**Stated problem**
Write out the entire listing below exactly, with the pictures left out.

**Supplied material**
——
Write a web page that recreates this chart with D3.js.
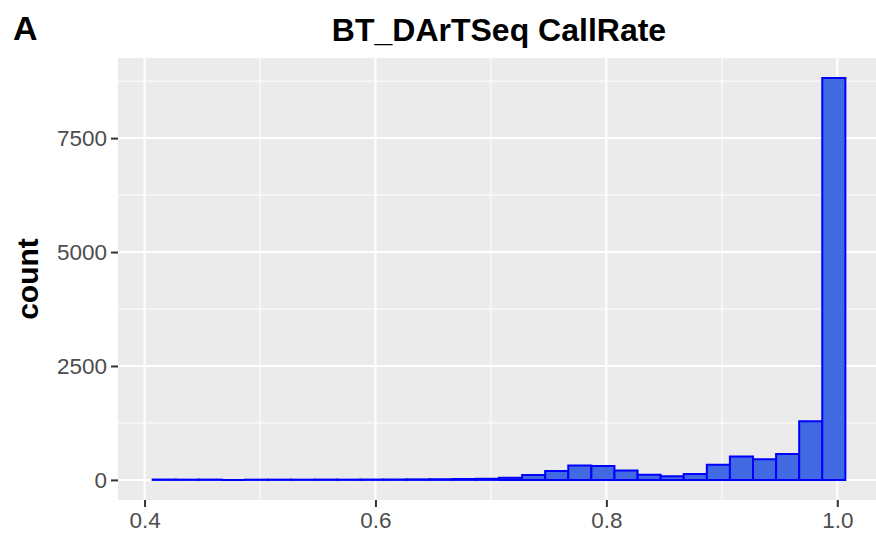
<!DOCTYPE html>
<html>
<head>
<meta charset="utf-8">
<script src="https://cdn.jsdelivr.net/npm/d3@7"></script>
<style>
  body { margin: 0; background: #fff; }
  svg { display: block; font-family: "Liberation Sans", Arial, sans-serif; }
</style>
</head>
<body>
<div id="chart"></div>
<script>
// bin edges of the CallRate histogram (30 bins)
var binEdges = [0.407, 0.427, 0.447, 0.467, 0.487, 0.507, 0.527, 0.547, 0.567, 0.587,
                0.607, 0.627, 0.647, 0.667, 0.687, 0.707, 0.727, 0.747, 0.767, 0.787,
                0.807, 0.827, 0.847, 0.867, 0.887, 0.907, 0.927, 0.947, 0.967, 0.987, 1.007];
var counts = [8, 6, 7, 0, 5, 6, 5, 7, 6, 8,
              9, 12, 15, 20, 25, 50, 105, 195, 318, 305,
              208, 113, 80, 130, 335, 512, 454, 567, 1288, 8817];
var xTicks = [0.4, 0.6, 0.8, 1.0];
var xMinor = [0.5, 0.7, 0.9];
var yTicks = [0, 2500, 5000, 7500];
var yMinor = [1250, 3750, 6250, 8750];
var title = "BT_DArTSeq CallRate";
var yTitle = "count";
var tag = "A";

;(function(){
  var width = 876, height = 535;
  var panel = {left: 118, top: 58, right: 880, bottom: 500};

  var svg = d3.select("#chart").append("svg")
              .attr("width", width)
              .attr("height", height);

  var bins = counts.map(function(c, i){
    return {x0: binEdges[i], x1: binEdges[i + 1], count: c};
  });

  // ggplot style 5% expansion
  var xSpan = binEdges[binEdges.length - 1] - binEdges[0];
  var ySpan = d3.max(counts);
  var x = d3.scaleLinear()
            .domain([binEdges[0] - xSpan * 0.05, binEdges[binEdges.length - 1] + xSpan * 0.05])
            .range([panel.left, panel.right]);
  var y = d3.scaleLinear()
            .domain([-ySpan * 0.05, ySpan * 1.05])
            .range([panel.bottom, panel.top]);

  svg.append("rect")
     .attr("x", panel.left)
     .attr("y", panel.top)
     .attr("width", panel.right - panel.left)
     .attr("height", panel.bottom - panel.top)
     .attr("fill", "#EBEBEB");

  var grid = svg.append("g");
  grid.selectAll(".xminor").data(xMinor).enter().append("line")
      .attr("x1", function(d){ return x(d); }).attr("x2", function(d){ return x(d); })
      .attr("y1", panel.top).attr("y2", panel.bottom)
      .attr("stroke", "#fff").attr("stroke-width", 1);
  grid.selectAll(".yminor").data(yMinor).enter().append("line")
      .attr("x1", panel.left).attr("x2", panel.right)
      .attr("y1", function(d){ return y(d); }).attr("y2", function(d){ return y(d); })
      .attr("stroke", "#fff").attr("stroke-width", 1);
  grid.selectAll(".xmajor").data(xTicks).enter().append("line")
      .attr("x1", function(d){ return x(d); }).attr("x2", function(d){ return x(d); })
      .attr("y1", panel.top).attr("y2", panel.bottom)
      .attr("stroke", "#fff").attr("stroke-width", 2);
  grid.selectAll(".ymajor").data(yTicks).enter().append("line")
      .attr("x1", panel.left).attr("x2", panel.right)
      .attr("y1", function(d){ return y(d); }).attr("y2", function(d){ return y(d); })
      .attr("stroke", "#fff").attr("stroke-width", 2);

  // paths so that empty bins still show their outline on the baseline
  svg.append("g").selectAll("path")
     .data(bins)
     .enter()
     .append("path")
     .attr("d", function(d){
       var a = x(d.x0), b = x(d.x1), t = y(d.count), z = y(0);
       return "M" + a + "," + z + "L" + a + "," + t + "L" + b + "," + t + "L" + b + "," + z + "Z";
     })
     .attr("fill", "#4169E1")
     .attr("stroke", "#0000FF")
     .attr("stroke-width", 2);

  var xAxis = svg.append("g")
                 .attr("transform", "translate(0," + panel.bottom + ")")
                 .call(d3.axisBottom(x).tickValues(xTicks).tickSize(7).tickPadding(5)
                         .tickFormat(d3.format(".1f")));
  var yAxis = svg.append("g")
                 .attr("transform", "translate(" + panel.left + ",0)")
                 .call(d3.axisLeft(y).tickValues(yTicks).tickSize(7).tickPadding(4)
                         .tickFormat(d3.format("d")));

  [xAxis, yAxis].forEach(function(ax){
    ax.select(".domain").remove();
    ax.selectAll(".tick line").attr("stroke", "#333333").attr("stroke-width", 2);
    ax.selectAll(".tick text")
      .attr("fill", "#4D4D4D")
      .style("font-size", "22.5px")
      .style("font-family", "'Liberation Sans', Arial, sans-serif");
  });

  svg.append("text")
     .attr("x", (panel.left + panel.right) / 2)
     .attr("y", 41)
     .attr("text-anchor", "middle")
     .style("font-size", "32px")
     .style("font-weight", "bold")
     .text(title);

  svg.append("text")
     .attr("transform", "translate(38," + (panel.top + panel.bottom) / 2 + ") rotate(-90)")
     .attr("text-anchor", "middle")
     .style("font-size", "30px")
     .style("font-weight", "bold")
     .text(yTitle);

  svg.append("text")
     .attr("x", 13)
     .attr("y", 40)
     .style("font-size", "34px")
     .style("font-weight", "bold")
     .text(tag);
})();
</script>
</body>
</html>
——
**Written reply**
Write a web page that recreates this chart with D3.js.
<!DOCTYPE html>
<html>
<head>
<meta charset="utf-8">
<script src="https://cdn.jsdelivr.net/npm/d3@7"></script>
<style>
  body { margin: 0; background: #fff; }
  svg { display: block; font-family: "Liberation Sans", Arial, sans-serif; }
</style>
</head>
<body>
<div id="chart"></div>
<script>
// bin edges of the CallRate histogram (30 bins)
var binEdges = [0.407, 0.427, 0.447, 0.467, 0.487, 0.507, 0.527, 0.547, 0.567, 0.587,
                0.607, 0.627, 0.647, 0.667, 0.687, 0.707, 0.727, 0.747, 0.767, 0.787,
                0.807, 0.827, 0.847, 0.867, 0.887, 0.907, 0.927, 0.947, 0.967, 0.987, 1.007];
var counts = [8, 6, 7, 0, 5, 6, 5, 7, 6, 8,
              9, 12, 15, 20, 25, 50, 105, 195, 318, 305,
              208, 113, 80, 130, 335, 512, 454, 567, 1288, 8817];
var xTicks = [0.4, 0.6, 0.8, 1.0];
var xMinor = [0.5, 0.7, 0.9];
var yTicks = [0, 2500, 5000, 7500];
var yMinor = [1250, 3750, 6250, 8750];
var title = "BT_DArTSeq CallRate";
var yTitle = "count";
var tag = "A";

;(function(){
  var width = 876, height = 535;
  var panel = {left: 118, top: 58, right: 880, bottom: 500};

  var svg = d3.select("#chart").append("svg")
              .attr("width", width)
              .attr("height", height);

  var bins = counts.map(function(c, i){
    return {x0: binEdges[i], x1: binEdges[i + 1], count: c};
  });

  // ggplot style 5% expansion
  var xSpan = binEdges[binEdges.length - 1] - binEdges[0];
  var ySpan = d3.max(counts);
  var x = d3.scaleLinear()
            .domain([binEdges[0] - xSpan * 0.05, binEdges[binEdges.length - 1] + xSpan * 0.05])
            .range([panel.left, panel.right]);
  var y = d3.scaleLinear()
            .domain([-ySpan * 0.05, ySpan * 1.05])
            .range([panel.bottom, panel.top]);

  svg.append("rect")
     .attr("x", panel.left)
     .attr("y", panel.top)
     .attr("width", panel.right - panel.left)
     .attr("height", panel.bottom - panel.top)
     .attr("fill", "#EBEBEB");

  var grid = svg.append("g");
  grid.selectAll(".xminor").data(xMinor).enter().append("line")
      .attr("x1", function(d){ return x(d); }).attr("x2", function(d){ return x(d); })
      .attr("y1", panel.top).attr("y2", panel.bottom)
      .attr("stroke", "#fff").attr("stroke-width", 1);
  grid.selectAll(".yminor").data(yMinor).enter().append("line")
      .attr("x1", panel.left).attr("x2", panel.right)
      .attr("y1", function(d){ return y(d); }).attr("y2", function(d){ return y(d); })
      .attr("stroke", "#fff").attr("stroke-width", 1);
  grid.selectAll(".xmajor").data(xTicks).enter().append("line")
      .attr("x1", function(d){ return x(d); }).attr("x2", function(d){ return x(d); })
      .attr("y1", panel.top).attr("y2", panel.bottom)
      .attr("stroke", "#fff").attr("stroke-width", 2);
  grid.selectAll(".ymajor").data(yTicks).enter().append("line")
      .attr("x1", panel.left).attr("x2", panel.right)
      .attr("y1", function(d){ return y(d); }).attr("y2", function(d){ return y(d); })
      .attr("stroke", "#fff").attr("stroke-width", 2);

  // paths so that empty bins still show their outline on the baseline
  svg.append("g").selectAll("path")
     .data(bins)
     .enter()
     .append("path")
     .attr("d", function(d){
       var a = x(d.x0), b = x(d.x1), t = y(d.count), z = y(0);
       return "M" + a + "," + z + "L" + a + "," + t + "L" + b + "," + t + "L" + b + "," + z + "Z";
     })
     .attr("fill", "#4169E1")
     .attr("stroke", "#0000FF")
     .attr("stroke-width", 2);

  var xAxis = svg.append("g")
                 .attr("transform", "translate(0," + panel.bottom + ")")
                 .call(d3.axisBottom(x).tickValues(xTicks).tickSize(7).tickPadding(5)
                         .tickFormat(d3.format(".1f")));
  var yAxis = svg.append("g")
                 .attr("transform", "translate(" + panel.left + ",0)")
                 .call(d3.axisLeft(y).tickValues(yTicks).tickSize(7).tickPadding(4)
                         .tickFormat(d3.format("d")));

  [xAxis, yAxis].forEach(function(ax){
    ax.select(".domain").remove();
    ax.selectAll(".tick line").attr("stroke", "#333333").attr("stroke-width", 2);
    ax.selectAll(".tick text")
      .attr("fill", "#4D4D4D")
      .style("font-size", "22.5px")
      .style("font-family", "'Liberation Sans', Arial, sans-serif");
  });

  svg.append("text")
     .attr("x", (panel.left + panel.right) / 2)
     .attr("y", 41)
     .attr("text-anchor", "middle")
     .style("font-size", "32px")
     .style("font-weight", "bold")
     .text(title);

  svg.append("text")
     .attr("transform", "translate(38," + (panel.top + panel.bottom) / 2 + ") rotate(-90)")
     .attr("text-anchor", "middle")
     .style("font-size", "30px")
     .style("font-weight", "bold")
     .text(yTitle);

  svg.append("text")
     .attr("x", 13)
     .attr("y", 40)
     .style("font-size", "34px")
     .style("font-weight", "bold")
     .text(tag);
})();
</script>
</body>
</html>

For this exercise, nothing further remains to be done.